The research is ongoing and will be fed with new information as companies share their experiences and difficulties on the platform, providing its funders with the means to keep track of the tools and tactics used by terrorist groups.
“We need to make sure solutions are coming up and we keep evolving as these technologies develop,” Wagner said.
The ICT4Peace Foundation will conduct a workshop in Beirut Wednesday to train a number of members of Lebanese startups and involve them in the community.
Participants who adopt this will gain a “trust mark,” or a certification that attests to their efforts in combatting terrorist activities.
Similarly, the Georgia-based organization ELVA Community Engagement is also using innovative technologies in order to help curb human rights abuses.
The third conference speaker, ELVA’s founder and Director Jonne Catshoek, first came up with the idea of an online platform that tracks human rights violations in real time to monitor security incidents in Russia, through a blend of technology and human intervention.

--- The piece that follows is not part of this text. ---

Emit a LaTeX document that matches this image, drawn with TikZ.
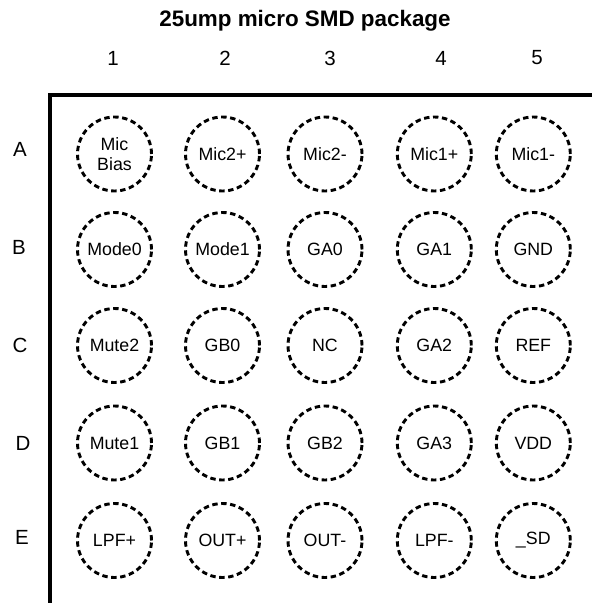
\documentclass[tikz,border=0pt]{standalone}
\usepackage{fontspec}
\setmainfont{Liberation Sans}
\begin{document}
\begin{tikzpicture}[x=1pt,y=-1pt,
  pin/.style={circle,draw=black,line width=2.9pt,dash pattern=on 5.4pt off 3.6pt,
    minimum size=74pt,inner sep=0pt,align=center,font=\fontsize{17.8}{20.5}\selectfont},
  colnum/.style={font=\fontsize{20.5}{24}\selectfont},
  rowlab/.style={font=\fontsize{20.5}{24}\selectfont},
  frame/.style={line width=4pt}]
\useasboundingbox (0,0) rectangle (592,603);
\node[font=\fontsize{22.4}{27}\selectfont\bfseries] (title) at (305,21) {25ump micro SMD package};
% column numbers
\node[colnum] (c1) at (113,58) {1};
\node[colnum] (c2) at (225,58) {2};
\node[colnum] (c3) at (330,58) {3};
\node[colnum] (c4) at (441,58) {4};
\node[colnum] (c5) at (537,58) {5};
% row labels
\node[rowlab] (rA) at (20,149) {A};
\node[rowlab] (rB) at (19,247) {B};
\node[rowlab] (rC) at (20,345) {C};
\node[rowlab] (rD) at (23,443) {D};
\node[rowlab] (rE) at (22,537) {E};
% frame
\coordinate (fTR) at (592,95);
\coordinate (fTL) at (50,95);
\coordinate (fBL) at (50,603);
\draw[frame] (fTR) -- (fTL) -- (fBL);
% pins
\node[pin] (A1) at (114.5,154) {Mic\\Bias};
\node[pin] (A2) at (222.5,154) {Mic2+};
\node[pin] (A3) at (325,154) {Mic2-};
\node[pin] (A4) at (434.3,154) {Mic1+};
\node[pin] (A5) at (533.3,154) {Mic1-};
\node[pin] (B1) at (114.5,249.5) {Mode0};
\node[pin] (B2) at (222.5,249.5) {Mode1};
\node[pin] (B3) at (325,249.5) {GA0};
\node[pin] (B4) at (434.3,249.5) {GA1};
\node[pin] (B5) at (533.3,249.5) {GND};
\node[pin] (C1) at (114.5,345.5) {Mute2};
\node[pin] (C2) at (222.5,345.5) {GB0};
\node[pin] (C3) at (325,345.5) {NC};
\node[pin] (C4) at (434.3,345.5) {GA2};
\node[pin] (C5) at (533.3,345.5) {REF};
\node[pin] (D1) at (114.5,443) {Mute1};
\node[pin] (D2) at (222.5,443) {GB1};
\node[pin] (D3) at (325,443) {GB2};
\node[pin] (D4) at (434.3,443) {GA3};
\node[pin] (D5) at (533.3,443) {VDD};
\node[pin] (E1) at (114.5,540.5) {LPF+};
\node[pin] (E2) at (222.5,540.5) {OUT+};
\node[pin] (E3) at (325,540.5) {OUT-};
\node[pin] (E4) at (434.3,540.5) {LPF-};
\node[pin] (E5) at (533.3,540.5) {\_SD};
\end{tikzpicture}
\end{document}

“It is important to build trust with the users in order to lead them to report potentially sensitive information,” Catshoek said.
ELVA, therefore, employs teams on the ground who are tasked with explaining to local communities the importance of reporting human rights abuses.
In order for the project to be successful, however, follow-up action is necessary. “I would not elicit information from people unless you can give something back,” Catshoek said, adding that places such as Syria and Yemen, where immediate action against the perpetrators cannot be guaranteed, are not the ideal setting for the platform.
While ELVA is not yet operative in Lebanon, Catshoek did not exclude a possible presence in the country in future.
“It is a concept that can be taken and applied many contexts,” he said. “I would love to test it here.”